▶ _Requirements_
Starting at the first line of the listing below, repeat each line up to and including the one containing "from matplotlib.ticker import". Leave out pictures.

▶ _Material provided_

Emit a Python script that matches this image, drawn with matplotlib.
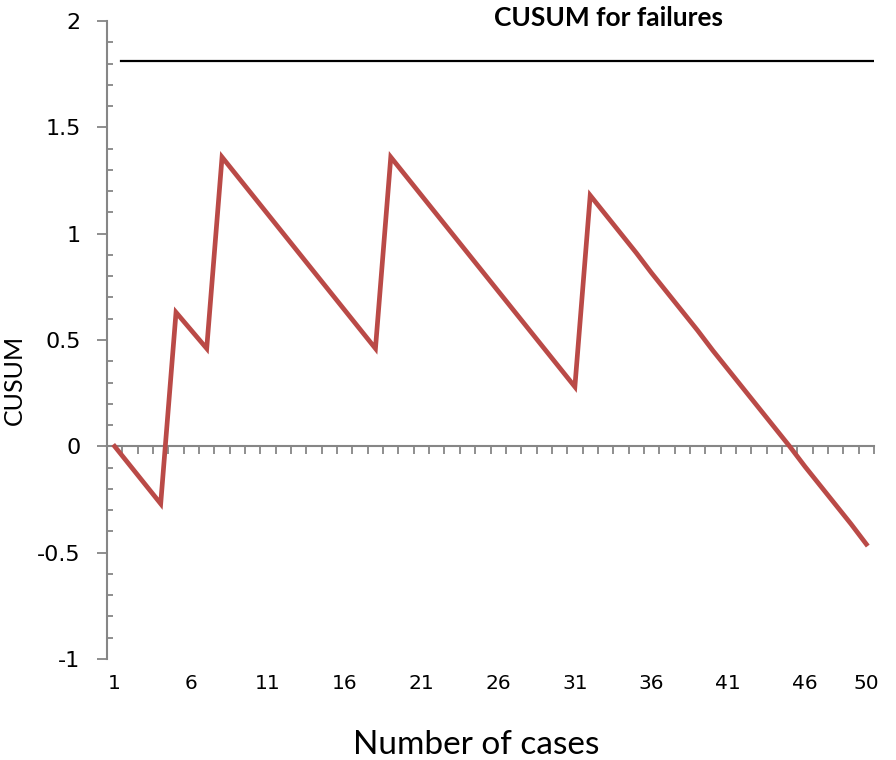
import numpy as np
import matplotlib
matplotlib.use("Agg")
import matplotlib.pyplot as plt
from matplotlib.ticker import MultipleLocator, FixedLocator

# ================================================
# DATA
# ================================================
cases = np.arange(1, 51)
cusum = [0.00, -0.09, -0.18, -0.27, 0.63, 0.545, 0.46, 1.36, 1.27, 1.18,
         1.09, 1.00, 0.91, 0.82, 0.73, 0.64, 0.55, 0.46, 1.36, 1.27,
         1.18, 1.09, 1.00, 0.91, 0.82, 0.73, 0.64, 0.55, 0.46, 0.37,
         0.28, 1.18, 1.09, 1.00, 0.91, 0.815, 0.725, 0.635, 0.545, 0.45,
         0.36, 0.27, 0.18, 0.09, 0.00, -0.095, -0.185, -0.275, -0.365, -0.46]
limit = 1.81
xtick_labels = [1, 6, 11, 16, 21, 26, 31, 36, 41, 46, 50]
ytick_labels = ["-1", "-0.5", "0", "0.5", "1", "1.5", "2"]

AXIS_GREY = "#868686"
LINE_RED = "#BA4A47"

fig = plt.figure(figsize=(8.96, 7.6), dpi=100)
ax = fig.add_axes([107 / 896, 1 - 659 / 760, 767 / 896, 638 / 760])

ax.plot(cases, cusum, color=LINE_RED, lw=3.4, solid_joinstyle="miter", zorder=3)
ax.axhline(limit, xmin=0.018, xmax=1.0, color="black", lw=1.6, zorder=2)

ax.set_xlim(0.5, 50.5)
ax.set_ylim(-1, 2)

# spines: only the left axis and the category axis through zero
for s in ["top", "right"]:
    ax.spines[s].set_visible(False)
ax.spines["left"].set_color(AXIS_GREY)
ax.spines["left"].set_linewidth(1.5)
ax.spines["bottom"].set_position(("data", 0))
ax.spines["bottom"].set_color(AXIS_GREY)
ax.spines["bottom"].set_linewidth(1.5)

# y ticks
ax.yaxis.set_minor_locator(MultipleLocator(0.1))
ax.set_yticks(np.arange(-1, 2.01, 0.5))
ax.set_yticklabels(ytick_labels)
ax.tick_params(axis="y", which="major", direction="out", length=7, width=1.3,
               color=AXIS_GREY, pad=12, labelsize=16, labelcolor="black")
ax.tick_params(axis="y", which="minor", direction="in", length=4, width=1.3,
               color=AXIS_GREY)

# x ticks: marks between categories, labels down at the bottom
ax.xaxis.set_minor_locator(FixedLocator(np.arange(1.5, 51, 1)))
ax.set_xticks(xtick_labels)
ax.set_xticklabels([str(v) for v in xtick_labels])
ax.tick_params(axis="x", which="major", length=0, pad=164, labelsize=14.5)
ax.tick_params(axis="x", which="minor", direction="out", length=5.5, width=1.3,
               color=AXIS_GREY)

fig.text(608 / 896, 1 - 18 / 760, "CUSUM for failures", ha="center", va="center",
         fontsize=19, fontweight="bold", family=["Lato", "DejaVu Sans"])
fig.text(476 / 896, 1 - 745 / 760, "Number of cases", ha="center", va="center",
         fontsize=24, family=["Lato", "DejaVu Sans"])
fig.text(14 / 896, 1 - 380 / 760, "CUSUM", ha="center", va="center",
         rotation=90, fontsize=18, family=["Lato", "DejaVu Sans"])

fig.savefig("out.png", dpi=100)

▶ _Result_
Emit a Python script that matches this image, drawn with matplotlib.
import numpy as np
import matplotlib
matplotlib.use("Agg")
import matplotlib.pyplot as plt
from matplotlib.ticker import MultipleLocator, FixedLocator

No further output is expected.